There’s been longstanding discussion on whether alternative medicine or western/conventional medicine is the most beneficial. When I was diagnosed with Stage 1, non-aggressive breast cancer in 1998, they both played a significant role. Together, they made this time in my life one of deep reflection and profound change.

I found the lump myself and underwent a lumpectomy to have it removed. The doctor also did a lymph node removal to see if the cancer had spread. Thankfully, it hadn’t, so I went through daily radiation treatments for six weeks.

Going through the actual process of radiation treatment is painless and only takes about a minute. However, the side effects come slowly and build up over time in the tissues of the skin. Redness and irritation are common. This isn’t so bad in comparison to some of the other side effects of cancer treatments. But this does take a toll, and since the effect is cumulative, it grows with every treatment. Fatigue is also a major side effect of radiation treatment, and I used aromatherapy blends to help combat it. I also used topical treatments on my scars to help with healing.

Now, before I describe how I used aromatherapy, essential oils, and aloe throughout this process, I want to point out that doctors ask you not to apply anything to the irradiated area. That’s not because it has any effect on the treatment. It doesn’t. Instead, it’s because the radiotherapists put little marks on you to indicate where the radiation beams should be directed. I opted to have the tiny pin marks tattooed on. Yhey rubbed off anyway throughout the day, even when I wasn’t applying anything.

Both my oncologist and radiologist were aware of my profession, and they approved my use of complementary and self-administered treatment.

The Irritation and the Incisions

First, I applied aloe (Aloe barbadensis) straight from the plant. The doctors warned me against applying anything with alcohol. Moreover, I wanted to stay away from the preservatives found in many commercially-prepared aloe lotions, so the plant itself was the best way to go. This alone was very soothing and helpful to the area.

I also used a water spray on the irradiated breast, and this is where the essential oils came into play. Using a four-ounce spray bottle filled with distilled water, I added equal amounts of Helichrysum (Helichrysum italicum) and Blue Tansy (Tanacetum annuum). I sprayed this onto the skin after radiation and after my morning shower. When the skin became increasingly tender, I upped the amount. I used this every day during treatment and continued using it for a month after the radiation had ended.

The redness persisted, but the severe irritation ended two weeks after the treatment. Though skeptical of my brand of medicine, the radiologist admitted that my skin fared better than most. He said he was amazed by the lack of burning.

As for the incisions, I had both a one-inch and a three-inch incision from each of the removal procedures. I applied Helichrysum (Helichrysum italicum) and Artemisia (Artemisia arborescens, high chamazulene, Pacific Northwest variety). Using a 50:50 ratio and diluted at 10% in fractionated coconut oil, I believe this helped with healing and preventing any inflammation or infection. Thanks to my topical treatment and an excellent plastic surgeon (see—complementary!), I barely have scarring now.

Fatigue and Mood

I also used aromatherapy to help with the fatigue and the emotional side effects of a six-week radiation treatment. My afternoon blend included stimulating oils like Rosemary (Rosmarinus officinalis, camphor variety), Peppermint (Mentha piperita), and Basil (Ocimum basilicum). I put this blend in an air diffuser.
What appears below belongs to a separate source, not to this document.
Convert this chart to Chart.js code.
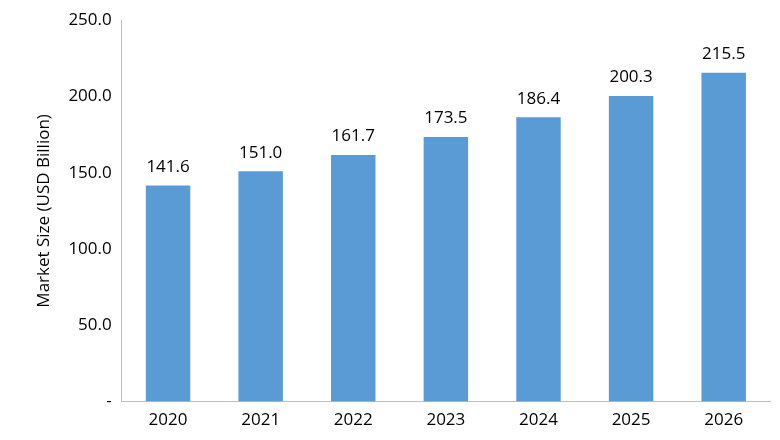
<!DOCTYPE html>
<html>
<head>
<meta charset="utf-8">
<script src="https://cdn.jsdelivr.net/npm/chart.js@4"></script>
<style>
  html, body { margin: 0; padding: 0; background: #fff; }
  #wrap { width: 780px; height: 440px; }
</style>
</head>
<body>
<div id="wrap"><canvas id="chart"></canvas></div>
<script>
const years = ['2020', '2021', '2022', '2023', '2024', '2025', '2026'];
const marketSize = [141.6, 151.0, 161.7, 173.5, 186.4, 200.3, 215.5];

// draws value labels above each bar
const barLabels = {
    id: 'barLabels',
    afterDatasetsDraw(chart) {
        const ctx = chart.ctx;
        const meta = chart.getDatasetMeta(0);
        ctx.save();
        ctx.font = '17px "Open Sans", sans-serif';
        ctx.fillStyle = '#000';
        ctx.textAlign = 'center';
        ctx.textBaseline = 'bottom';
        meta.data.forEach((bar, i) => {
            ctx.fillText(marketSize[i].toFixed(1), bar.x, bar.y - 10);
        });
        ctx.restore();
    }
};

new Chart(document.getElementById('chart'), {
    type: 'bar',
    data: {
        labels: years,
        datasets: [{
            data: marketSize,
            backgroundColor: '#5B9BD5',
            barPercentage: 0.48,
            categoryPercentage: 1.0
        }]
    },
    options: {
        responsive: true,
        maintainAspectRatio: false,
        animation: false,
        layout: { padding: { top: 0, right: 10, left: 30, bottom: 2 } },
        plugins: { legend: { display: false }, tooltip: { enabled: false } },
        scales: {
            y: {
                min: 0,
                max: 250,
                ticks: {
                    stepSize: 50,
                    color: '#000',
                    font: { size: 17, family: '"Open Sans", sans-serif' },
                    padding: 10,
                    callback: v => v === 0 ? '-' : v.toFixed(1)
                },
                grid: { display: false, drawTicks: false },
                border: { color: '#BFBFBF' },
                title: {
                    display: true,
                    text: 'Market Size (USD Billion)',
                    color: '#000',
                    font: { size: 17, family: '"Open Sans", sans-serif' }
                }
            },
            x: {
                ticks: {
                    color: '#000',
                    font: { size: 17, family: '"Open Sans", sans-serif' },
                    padding: 8
                },
                grid: { display: false, drawTicks: false },
                border: { color: '#BFBFBF' }
            }
        }
    },
    plugins: [barLabels]
});
</script>
</body>
</html>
When I wanted to rest, I used blends containing Lavender (Lavendula officinalis), Neroli (Citrus aurantium), Rose (Rosa damascena), and Geranium (Pelargonium graveolens). Out of those, my favorite was Geranium, and that’s what was most often in the diffuser. I also put 5-10 drops of this oil in my bath, and these practices really helped with my moods. Cancer and cancer treatment are very difficult on a person’s well-being, and having my favorite oils there to help me was an immense comfort.

I used Rose in times of depression and confusion as well. To demonstrate how much psychology plays a part in this, I’ll tell you that I used Rose after my mother passed away. So I had developed a cognitive association with Rose when I needed to work through grief. This helped the oil stimulate that response in me again.

What I learned

While I was treating myself and following the advice of my doctors, I also received an immense amount of love and support from the aromatherapy community. I could feel them out there, sending healing vibes and providing unseen but much-felt protection. I learned how important that network is. It can be incredibly healing to have a friendly and open support system.

I also learned how to rest because it was required of me, medically. I’m sure anyone who’s active can understand this, but sometimes I didn’t know how to stop. However, I learned this was necessary in order for my body to recover and recuperate. Once the fatigue set in, I had to rest or else I risked prolonging recovery. Additionally, I learned that sometimes I can’t physically do everything I want to do, and that asking for help isn’t shameful. That was a fantastic life lesson for me—one I wish upon everyone.

I’ve also become much more active in volunteer work since then. I participate in several cancer groups and speak about my experience using aromatherapy as complementary treatment.

I truly believe both approaches can be used in combination as powerful tools for those suffering from cancer and undergoing cancer treatment.